Repeat each line exactly as it is written.

== Recorded information ==

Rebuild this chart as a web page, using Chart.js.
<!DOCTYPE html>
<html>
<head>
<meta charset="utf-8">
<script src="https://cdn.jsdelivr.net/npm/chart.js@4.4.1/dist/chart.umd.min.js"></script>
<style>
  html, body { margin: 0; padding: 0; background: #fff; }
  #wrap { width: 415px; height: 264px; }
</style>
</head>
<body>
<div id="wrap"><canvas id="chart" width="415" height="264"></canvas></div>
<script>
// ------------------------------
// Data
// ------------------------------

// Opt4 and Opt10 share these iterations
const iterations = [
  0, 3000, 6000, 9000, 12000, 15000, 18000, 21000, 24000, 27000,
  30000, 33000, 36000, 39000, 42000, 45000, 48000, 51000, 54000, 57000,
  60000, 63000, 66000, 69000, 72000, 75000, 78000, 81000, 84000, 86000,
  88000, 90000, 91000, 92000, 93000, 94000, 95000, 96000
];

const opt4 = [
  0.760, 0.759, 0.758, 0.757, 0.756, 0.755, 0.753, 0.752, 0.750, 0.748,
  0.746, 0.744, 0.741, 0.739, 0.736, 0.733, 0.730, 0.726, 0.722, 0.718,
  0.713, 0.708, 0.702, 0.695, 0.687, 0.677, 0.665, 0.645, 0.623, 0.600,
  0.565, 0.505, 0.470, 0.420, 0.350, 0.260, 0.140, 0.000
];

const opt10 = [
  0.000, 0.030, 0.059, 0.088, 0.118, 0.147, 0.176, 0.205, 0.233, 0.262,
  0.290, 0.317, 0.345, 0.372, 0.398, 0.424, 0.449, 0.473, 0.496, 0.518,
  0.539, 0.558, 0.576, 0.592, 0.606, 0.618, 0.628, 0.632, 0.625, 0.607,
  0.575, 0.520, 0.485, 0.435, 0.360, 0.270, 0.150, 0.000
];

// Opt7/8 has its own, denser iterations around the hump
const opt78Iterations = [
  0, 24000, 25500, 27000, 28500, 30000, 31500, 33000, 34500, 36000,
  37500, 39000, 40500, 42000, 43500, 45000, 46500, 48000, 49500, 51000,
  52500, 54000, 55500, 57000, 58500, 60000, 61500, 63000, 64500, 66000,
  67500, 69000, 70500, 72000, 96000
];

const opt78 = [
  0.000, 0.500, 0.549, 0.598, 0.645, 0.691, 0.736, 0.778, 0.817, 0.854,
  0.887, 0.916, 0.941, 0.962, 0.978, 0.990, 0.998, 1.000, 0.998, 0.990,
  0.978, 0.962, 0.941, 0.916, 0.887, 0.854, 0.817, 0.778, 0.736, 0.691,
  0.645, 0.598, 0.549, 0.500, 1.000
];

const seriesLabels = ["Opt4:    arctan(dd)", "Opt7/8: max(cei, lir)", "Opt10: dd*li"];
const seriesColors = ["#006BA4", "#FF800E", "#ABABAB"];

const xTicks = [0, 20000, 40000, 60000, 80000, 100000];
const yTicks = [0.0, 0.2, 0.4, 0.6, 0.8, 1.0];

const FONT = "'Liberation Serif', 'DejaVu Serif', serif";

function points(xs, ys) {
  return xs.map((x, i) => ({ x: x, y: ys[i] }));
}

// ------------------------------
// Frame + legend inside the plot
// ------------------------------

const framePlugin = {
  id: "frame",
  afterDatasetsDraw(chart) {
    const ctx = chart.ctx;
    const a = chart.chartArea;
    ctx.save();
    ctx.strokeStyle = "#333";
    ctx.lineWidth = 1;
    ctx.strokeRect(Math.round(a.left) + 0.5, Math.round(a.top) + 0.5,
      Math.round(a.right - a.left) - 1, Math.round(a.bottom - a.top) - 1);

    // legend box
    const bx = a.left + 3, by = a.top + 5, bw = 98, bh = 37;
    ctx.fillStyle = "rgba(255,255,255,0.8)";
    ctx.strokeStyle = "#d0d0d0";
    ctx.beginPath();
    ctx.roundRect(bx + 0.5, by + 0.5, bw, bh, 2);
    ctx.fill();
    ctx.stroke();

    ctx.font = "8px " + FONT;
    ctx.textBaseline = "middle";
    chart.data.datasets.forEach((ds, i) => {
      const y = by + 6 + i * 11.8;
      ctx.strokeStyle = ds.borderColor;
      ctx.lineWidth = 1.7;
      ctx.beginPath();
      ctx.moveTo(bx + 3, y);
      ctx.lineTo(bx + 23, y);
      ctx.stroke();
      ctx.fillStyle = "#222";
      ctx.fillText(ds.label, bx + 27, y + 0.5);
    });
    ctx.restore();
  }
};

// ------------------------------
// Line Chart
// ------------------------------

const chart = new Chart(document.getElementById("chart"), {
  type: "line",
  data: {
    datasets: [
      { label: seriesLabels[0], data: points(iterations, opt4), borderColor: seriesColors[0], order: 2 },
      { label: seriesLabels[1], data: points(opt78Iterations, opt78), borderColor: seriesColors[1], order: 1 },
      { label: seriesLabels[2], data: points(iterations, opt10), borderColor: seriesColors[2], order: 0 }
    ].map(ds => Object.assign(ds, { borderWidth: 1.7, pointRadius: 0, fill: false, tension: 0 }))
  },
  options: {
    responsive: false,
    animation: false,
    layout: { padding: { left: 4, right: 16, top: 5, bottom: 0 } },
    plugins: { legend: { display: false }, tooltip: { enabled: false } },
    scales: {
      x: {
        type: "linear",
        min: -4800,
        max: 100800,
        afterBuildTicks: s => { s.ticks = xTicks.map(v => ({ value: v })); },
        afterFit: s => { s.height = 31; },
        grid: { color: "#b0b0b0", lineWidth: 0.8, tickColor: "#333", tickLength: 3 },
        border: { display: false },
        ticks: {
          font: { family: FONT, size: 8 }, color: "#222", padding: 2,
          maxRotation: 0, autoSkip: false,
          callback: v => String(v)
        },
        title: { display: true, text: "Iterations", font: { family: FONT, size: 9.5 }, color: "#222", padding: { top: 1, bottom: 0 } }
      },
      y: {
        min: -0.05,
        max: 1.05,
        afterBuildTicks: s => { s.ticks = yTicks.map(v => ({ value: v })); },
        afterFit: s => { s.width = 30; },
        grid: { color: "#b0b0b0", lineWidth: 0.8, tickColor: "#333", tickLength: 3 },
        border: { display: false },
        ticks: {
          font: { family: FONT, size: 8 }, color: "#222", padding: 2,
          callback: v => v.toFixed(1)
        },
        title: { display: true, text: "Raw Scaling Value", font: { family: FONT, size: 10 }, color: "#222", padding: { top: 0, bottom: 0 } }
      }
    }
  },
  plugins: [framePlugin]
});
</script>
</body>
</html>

===

▶ Solution to this exercise:
Rebuild this chart as a web page, using Chart.js.
<!DOCTYPE html>
<html>
<head>
<meta charset="utf-8">
<script src="https://cdn.jsdelivr.net/npm/chart.js@4.4.1/dist/chart.umd.min.js"></script>
<style>
  html, body { margin: 0; padding: 0; background: #fff; }
  #wrap { width: 415px; height: 264px; }
</style>
</head>
<body>
<div id="wrap"><canvas id="chart" width="415" height="264"></canvas></div>
<script>
// ------------------------------
// Data
// ------------------------------

// Opt4 and Opt10 share these iterations
const iterations = [
  0, 3000, 6000, 9000, 12000, 15000, 18000, 21000, 24000, 27000,
  30000, 33000, 36000, 39000, 42000, 45000, 48000, 51000, 54000, 57000,
  60000, 63000, 66000, 69000, 72000, 75000, 78000, 81000, 84000, 86000,
  88000, 90000, 91000, 92000, 93000, 94000, 95000, 96000
];

const opt4 = [
  0.760, 0.759, 0.758, 0.757, 0.756, 0.755, 0.753, 0.752, 0.750, 0.748,
  0.746, 0.744, 0.741, 0.739, 0.736, 0.733, 0.730, 0.726, 0.722, 0.718,
  0.713, 0.708, 0.702, 0.695, 0.687, 0.677, 0.665, 0.645, 0.623, 0.600,
  0.565, 0.505, 0.470, 0.420, 0.350, 0.260, 0.140, 0.000
];

const opt10 = [
  0.000, 0.030, 0.059, 0.088, 0.118, 0.147, 0.176, 0.205, 0.233, 0.262,
  0.290, 0.317, 0.345, 0.372, 0.398, 0.424, 0.449, 0.473, 0.496, 0.518,
  0.539, 0.558, 0.576, 0.592, 0.606, 0.618, 0.628, 0.632, 0.625, 0.607,
  0.575, 0.520, 0.485, 0.435, 0.360, 0.270, 0.150, 0.000
];

// Opt7/8 has its own, denser iterations around the hump
const opt78Iterations = [
  0, 24000, 25500, 27000, 28500, 30000, 31500, 33000, 34500, 36000,
  37500, 39000, 40500, 42000, 43500, 45000, 46500, 48000, 49500, 51000,
  52500, 54000, 55500, 57000, 58500, 60000, 61500, 63000, 64500, 66000,
  67500, 69000, 70500, 72000, 96000
];

const opt78 = [
  0.000, 0.500, 0.549, 0.598, 0.645, 0.691, 0.736, 0.778, 0.817, 0.854,
  0.887, 0.916, 0.941, 0.962, 0.978, 0.990, 0.998, 1.000, 0.998, 0.990,
  0.978, 0.962, 0.941, 0.916, 0.887, 0.854, 0.817, 0.778, 0.736, 0.691,
  0.645, 0.598, 0.549, 0.500, 1.000
];

const seriesLabels = ["Opt4:    arctan(dd)", "Opt7/8: max(cei, lir)", "Opt10: dd*li"];
const seriesColors = ["#006BA4", "#FF800E", "#ABABAB"];

const xTicks = [0, 20000, 40000, 60000, 80000, 100000];
const yTicks = [0.0, 0.2, 0.4, 0.6, 0.8, 1.0];

const FONT = "'Liberation Serif', 'DejaVu Serif', serif";

function points(xs, ys) {
  return xs.map((x, i) => ({ x: x, y: ys[i] }));
}

// ------------------------------
// Frame + legend inside the plot
// ------------------------------

const framePlugin = {
  id: "frame",
  afterDatasetsDraw(chart) {
    const ctx = chart.ctx;
    const a = chart.chartArea;
    ctx.save();
    ctx.strokeStyle = "#333";
    ctx.lineWidth = 1;
    ctx.strokeRect(Math.round(a.left) + 0.5, Math.round(a.top) + 0.5,
      Math.round(a.right - a.left) - 1, Math.round(a.bottom - a.top) - 1);

    // legend box
    const bx = a.left + 3, by = a.top + 5, bw = 98, bh = 37;
    ctx.fillStyle = "rgba(255,255,255,0.8)";
    ctx.strokeStyle = "#d0d0d0";
    ctx.beginPath();
    ctx.roundRect(bx + 0.5, by + 0.5, bw, bh, 2);
    ctx.fill();
    ctx.stroke();

    ctx.font = "8px " + FONT;
    ctx.textBaseline = "middle";
    chart.data.datasets.forEach((ds, i) => {
      const y = by + 6 + i * 11.8;
      ctx.strokeStyle = ds.borderColor;
      ctx.lineWidth = 1.7;
      ctx.beginPath();
      ctx.moveTo(bx + 3, y);
      ctx.lineTo(bx + 23, y);
      ctx.stroke();
      ctx.fillStyle = "#222";
      ctx.fillText(ds.label, bx + 27, y + 0.5);
    });
    ctx.restore();
  }
};

// ------------------------------
// Line Chart
// ------------------------------

const chart = new Chart(document.getElementById("chart"), {
  type: "line",
  data: {
    datasets: [
      { label: seriesLabels[0], data: points(iterations, opt4), borderColor: seriesColors[0], order: 2 },
      { label: seriesLabels[1], data: points(opt78Iterations, opt78), borderColor: seriesColors[1], order: 1 },
      { label: seriesLabels[2], data: points(iterations, opt10), borderColor: seriesColors[2], order: 0 }
    ].map(ds => Object.assign(ds, { borderWidth: 1.7, pointRadius: 0, fill: false, tension: 0 }))
  },
  options: {
    responsive: false,
    animation: false,
    layout: { padding: { left: 4, right: 16, top: 5, bottom: 0 } },
    plugins: { legend: { display: false }, tooltip: { enabled: false } },
    scales: {
      x: {
        type: "linear",
        min: -4800,
        max: 100800,
        afterBuildTicks: s => { s.ticks = xTicks.map(v => ({ value: v })); },
        afterFit: s => { s.height = 31; },
        grid: { color: "#b0b0b0", lineWidth: 0.8, tickColor: "#333", tickLength: 3 },
        border: { display: false },
        ticks: {
          font: { family: FONT, size: 8 }, color: "#222", padding: 2,
          maxRotation: 0, autoSkip: false,
          callback: v => String(v)
        },
        title: { display: true, text: "Iterations", font: { family: FONT, size: 9.5 }, color: "#222", padding: { top: 1, bottom: 0 } }
      },
      y: {
        min: -0.05,
        max: 1.05,
        afterBuildTicks: s => { s.ticks = yTicks.map(v => ({ value: v })); },
        afterFit: s => { s.width = 30; },
        grid: { color: "#b0b0b0", lineWidth: 0.8, tickColor: "#333", tickLength: 3 },
        border: { display: false },
        ticks: {
          font: { family: FONT, size: 8 }, color: "#222", padding: 2,
          callback: v => v.toFixed(1)
        },
        title: { display: true, text: "Raw Scaling Value", font: { family: FONT, size: 10 }, color: "#222", padding: { top: 0, bottom: 0 } }
      }
    }
  },
  plugins: [framePlugin]
});
</script>
</body>
</html>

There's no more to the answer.